Comme acteur, on fuit la réalité, mais elle revient aussitôt en pleine gueule : critiques désastreuses, angoisses permanentes, premières représentations gâchées, sollicitations médiocres, critiques adulées, qui aussitôt laissent un goût amer. Ego malmené. Et pourtant... Alors, il me reste des impressions multiples et confuses, dictées selon l’humeur, en regardant le bouleau derrière la fenêtre perdre ses dernières feuilles. Voici : Ai-je pitié de mon travail d’artiste ? « Si j’avais détruit à temps tout ce que j’avais fait, j’aurais pu recommencer. » Acteur, un travail stérile ? L’abnégation totale n’est pas une qualité. L’art est-il faussé ? L’art est un objet fragile. Pour recréer l’art, les intermittents touchent le chômage. L’amour de Dieu et l’amour de l’art sont une seule et même chose. L’art est une boussole en folie. Plus vieux que l’art je meurs. Raconter l’âme. L’art est une illusion, un leurre. « Ne pense pas qu’en abattant l’art, on fait disparaître son ombre. » Notre métier, une chance ? Une chance d’être né suisse ? L’acteur envié. Envié par les convoyeurs qui font Cannes et vous traitent très bientôt « de vide-fauteuils, de tocard, comme un vieux cheval en fin de carrière ».

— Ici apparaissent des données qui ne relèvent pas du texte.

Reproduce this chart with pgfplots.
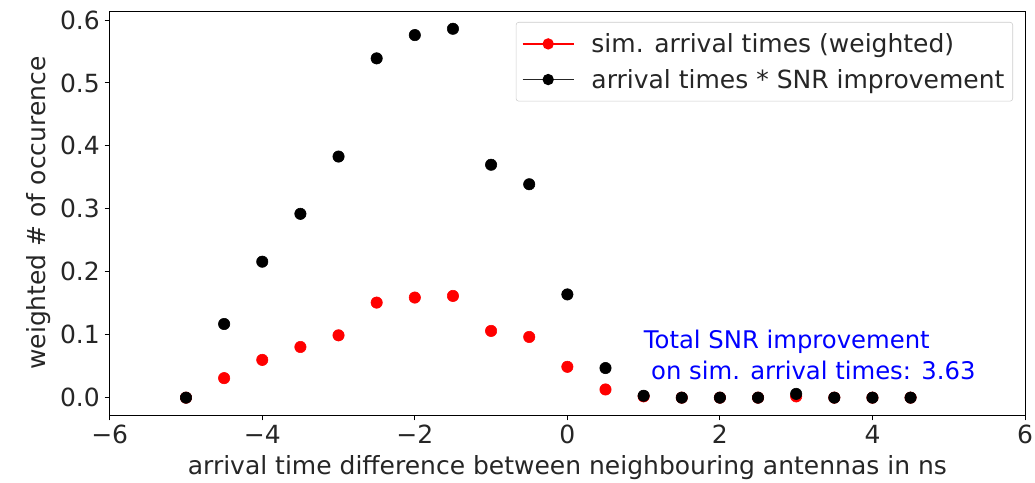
\documentclass[border=0pt]{standalone}
\usepackage{fontspec}
\setmainfont{DejaVu Sans}
\usepackage{pgfplots}
\pgfplotsset{compat=1.18}
\begin{document}
\begin{tikzpicture}
\useasboundingbox (-79.0pt,-48.7pt) rectangle (666.2pt,299.0pt);
\begin{axis}[
  at={(0,0)}, anchor=south west,
  scale only axis,
  width=659.0pt, height=291.1pt,
  xmin=-6, xmax=6.0, ymin=-0.028, ymax=0.6143,
  xtick={-6,-4,-2,0,2,4,6},
  xticklabels={−6,−4,−2,0,2,4,6},
  ytick={0,0.1,0.2,0.3,0.4,0.5,0.6},
  yticklabels={0.0,0.1,0.2,0.3,0.4,0.5,0.6},
  tick align=outside,
  xtick pos=bottom, ytick pos=left,
  major tick length=3.6pt,
  tick style={black, line width=0.6pt},
  axis line style={line width=0.6pt},
  ticklabel style={font=\fontsize{18}{21}\selectfont, text=black!85},
  label style={font=\fontsize{18}{21}\selectfont, text=black!85},
  xlabel={arrival time difference between neighbouring antennas in ns},
  xlabel style={yshift=-1pt},
  ylabel={weighted \# of occurence},
  legend style={at={(axis description cs:0.9869,0.9728)}, anchor=north east,
    draw=black!20, rounded corners=2pt, font=\fontsize{18}{21}\selectfont,
    text=black!85, inner xsep=4pt, inner ysep=6pt, row sep=6.5pt, column sep=10pt,
    cells={anchor=west}},
  legend image code/.code={\draw[mark repeat=2,mark phase=2,#1] plot coordinates {(0pt,0pt) (18.5pt,0pt) (37pt,0pt)};},
]
\addlegendimage{red, line width=1.3pt, mark=*, mark size=3.4pt, mark options={solid}}
\addlegendentry{sim. arrival times (weighted)\hspace{10pt}}
\addlegendimage{black!85, line width=1.3pt, mark=*, mark size=3.4pt, mark options={solid, black}}
\addlegendentry{arrival times * SNR improvement\hspace{10pt}}
\addplot[forget plot, only marks, mark=*, mark size=4.1pt, red, draw=none, fill=red] coordinates {
(-5,0) (-4.5,0.031) (-4,0.060) (-3.5,0.0805) (-3,0.099) (-2.5,0.151) (-2,0.159) (-1.5,0.1616)
(-1,0.106) (-0.5,0.0964) (0,0.049) (0.5,0.013) (1,0.002) (1.5,0) (2,0) (2.5,0) (3,0.002)
(3.5,0) (4,0) (4.5,0)};
\addplot[forget plot, only marks, mark=*, mark size=4.1pt, black, draw=none, fill=black] coordinates {
(-5,0) (-4.5,0.117) (-4,0.216) (-3.5,0.292) (-3,0.383) (-2.5,0.539) (-2,0.576) (-1.5,0.586)
(-1,0.370) (-0.5,0.339) (0,0.164) (0.5,0.047) (1,0.003) (1.5,0) (2,0) (2.5,0) (3,0.006)
(3.5,0) (4,0) (4.5,0)};
\node[anchor=base west, align=left, text=blue, font=\fontsize{17.5}{22.3}\selectfont, inner sep=0pt]
  at (axis cs:1.0,0.0292) {Total SNR improvement\\\hspace{0.3em}on sim. arrival times: 3.63};
\end{axis}
\end{tikzpicture}
\end{document}
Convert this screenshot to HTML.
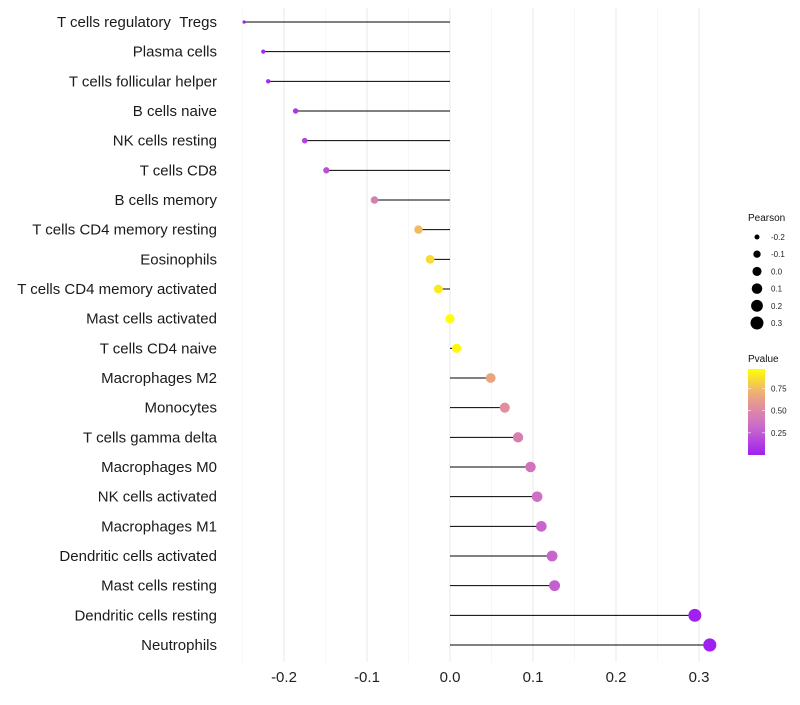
<!DOCTYPE html>
<html><head><meta charset="utf-8"><style>
body{margin:0;background:#fff;font-family:"Liberation Sans",sans-serif}
svg text{font-family:"Liberation Sans",sans-serif}
</style></head><body>
<svg id="c" width="800" height="700"></svg>
<script>
const categories=["T cells regulatory \u00a0Tregs","Plasma cells","T cells follicular helper","B cells naive","NK cells resting","T cells CD8","B cells memory","T cells CD4 memory resting","Eosinophils","T cells CD4 memory activated","Mast cells activated","T cells CD4 naive","Macrophages M2","Monocytes","T cells gamma delta","Macrophages M0","NK cells activated","Macrophages M1","Dendritic cells activated","Mast cells resting","Dendritic cells resting","Neutrophils"];
const pearson=[-0.248,-0.225,-0.219,-0.186,-0.175,-0.149,-0.091,-0.038,-0.024,-0.014,0.0,0.008,0.049,0.066,0.082,0.097,0.105,0.110,0.123,0.126,0.295,0.313];
const pvalue=[0.0,0.05,0.05,0.1,0.15,0.2,0.45,0.75,0.85,0.9,0.99,0.95,0.65,0.55,0.45,0.38,0.35,0.3,0.3,0.28,0.0,0.0];
const xTicks=[-0.2,-0.1,0.0,0.1,0.2,0.3];
const xTickLabels=["-0.2","-0.1","0.0","0.1","0.2","0.3"];
const minorTicks=[-0.25,-0.15,-0.05,0.05,0.15,0.25];
const legendSizes=[-0.2,-0.1,0.0,0.1,0.2,0.3];
const legendSizeLabels=["-0.2","-0.1","0.0","0.1","0.2","0.3"];
const colorTicks=[0.25,0.5,0.75];
const colorTickLabels=["0.25","0.50","0.75"];

const svg=document.getElementById('c');const NS="http://www.w3.org/2000/svg";
function mk(t,a,p){const e=document.createElementNS(NS,t);for(const k in a)e.setAttribute(k,a[k]);(p||svg).appendChild(e);return e;}
const x=v=>450+v*830;
const y=i=>22+i*(623/21);
const r=v=>Math.sqrt(Math.max(1.5,20.65+72*v));
const stops=[[0,[160,32,240]],[0.35,[205,110,200]],[0.55,[225,140,160]],[0.75,[240,180,110]],[1,[255,255,0]]];
function col(p){p=Math.max(0,Math.min(1,p/0.97));for(let i=1;i<stops.length;i++){if(p<=stops[i][0]){const a=stops[i-1],b=stops[i],t=(p-a[0])/(b[0]-a[0]);const c=a[1].map((v,k)=>Math.round(v+(b[1][k]-v)*t));return `rgb(${c})`;}}return 'rgb(255,255,0)';}
const panelTop=8,panelBottom=662;
minorTicks.forEach(v=>{const l=mk('line',{x1:x(v),x2:x(v),y1:panelTop,y2:panelBottom,stroke:'#f2f2f2','stroke-width':0.6});

});
xTicks.forEach((v,i)=>{const l=mk('line',{x1:x(v),x2:x(v),y1:panelTop,y2:panelBottom,stroke:'#ebebeb','stroke-width':1.1});


const t=mk('text',{x:x(v),y:682,'text-anchor':'middle','font-size':15,fill:'#222'});t.textContent=xTickLabels[i];

});
categories.forEach((c,i)=>{const yy=y(i);
const t=mk('text',{x:217,y:yy+5,'text-anchor':'end','font-size':15,fill:'#1a1a1a'});t.textContent=c;


const l=mk('line',{x1:x(0),x2:x(pearson[i]),y1:yy,y2:yy,stroke:'#000','stroke-width':1});


const d=mk('circle',{cx:x(pearson[i]),cy:yy,r:r(pearson[i]),fill:col(pvalue[i])});

});
const lt=mk('text',{x:748,y:221,'font-size':10,fill:'#111'});lt.textContent='Pearson';


legendSizes.forEach((v,i)=>{const yy=237+i*17.2;
const c=mk('circle',{cx:757,cy:yy,r:r(v),fill:'#000'});


const t=mk('text',{x:771,y:yy+3,'font-size':8,fill:'#222'});t.textContent=legendSizeLabels[i];

});
const pt=mk('text',{x:748,y:362,'font-size':10,fill:'#111'});pt.textContent='Pvalue';


const defs=mk('defs',{});const g=mk('linearGradient',{id:'gr',x1:0,y1:1,x2:0,y2:0},defs);
for(let k=0;k<=10;k++)mk('stop',{offset:k/10,'stop-color':col(k/10*0.97)},g);
const cb=mk('rect',{x:748,y:369,width:17,height:86,fill:'url(#gr)'});


colorTicks.forEach((v,i)=>{const yy=455-v/0.97*86;
mk('line',{x1:748,x2:751,y1:yy,y2:yy,stroke:'#fff','stroke-width':0.6});mk('line',{x1:762,x2:765,y1:yy,y2:yy,stroke:'#fff','stroke-width':0.6});
const t=mk('text',{x:771,y:yy+3,'font-size':8,fill:'#222'});t.textContent=colorTickLabels[i];

});
</script></body></html>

Ces convoyeurs, tous tentés de manger du métier d’acteur (Lebovici, Gonzales, Berri, Kiejman). Existe-t-il en Suisse des théâtres non subventionnés ? L’acteur est un animal polymorphe, qui n’a pas de réponse à sa carrière. Il se forme, il s’active, il attend en vain et Dame Chance fait le reste. La Suisse a-t-elle une ambition cinématographique : cinéma commercial, cinéma expérimental ? Ou parfois heureusement les deux se confondent. Nous faudrait-il un ministère de la culture ? Mais avec un huitième conseiller fédéral (ça ne va pas, ça ne ferait pas un nombre impair). Nous faudrait-il un Théâtre de Carouge (Genève) à 10’000 abonnés ? Où l’on crée des productions consensuelles. Il nous faut donc de la diversité : « Bienvenue en Suisse » de Léa Fazer, « L’âme sœur » de Fredi M. Murer, « L’invitation » de Claude Goretta, « La Salamandre » ou « Paul s’en va » d’Alain Tanner, « Les faiseurs de Suisses » de Rolf Lyssy, « Les arpenteurs » de Michel Soutter, « A vos marques, prêt, Charlie ! » de Mike Eschmann, « Neutre » de Xavier Ruiz, « Les petites couleurs » de Patricia Plattner, « Azzuro » de Denis Rabaglia, « On dirait le Sud » de Vincent Pluss, « Love Express » d’Elena Hazanov, « Mondialito » de Nicolas Wadimoff, « Pas de café, pas de télé, pas de sexe » de Romed Wyder, « La guerre dans le Haut-Pays » de Francis Reusser. Tout acte est politique, voyez « Mephisto » de István Szabó, Voyage au bout de la nuit de Céline.

« Cher Jean-Luc, que faites-vous en ce moment ? » Sempiternelle question posée à l’acteur. Acteur sollicité, crédit assuré ? « L’acteur aimable et acerbe à la fois. » L’art est une illusion, un leurre, et pourtant sans lui, pas de pays, pas d’âme, pas de conscience.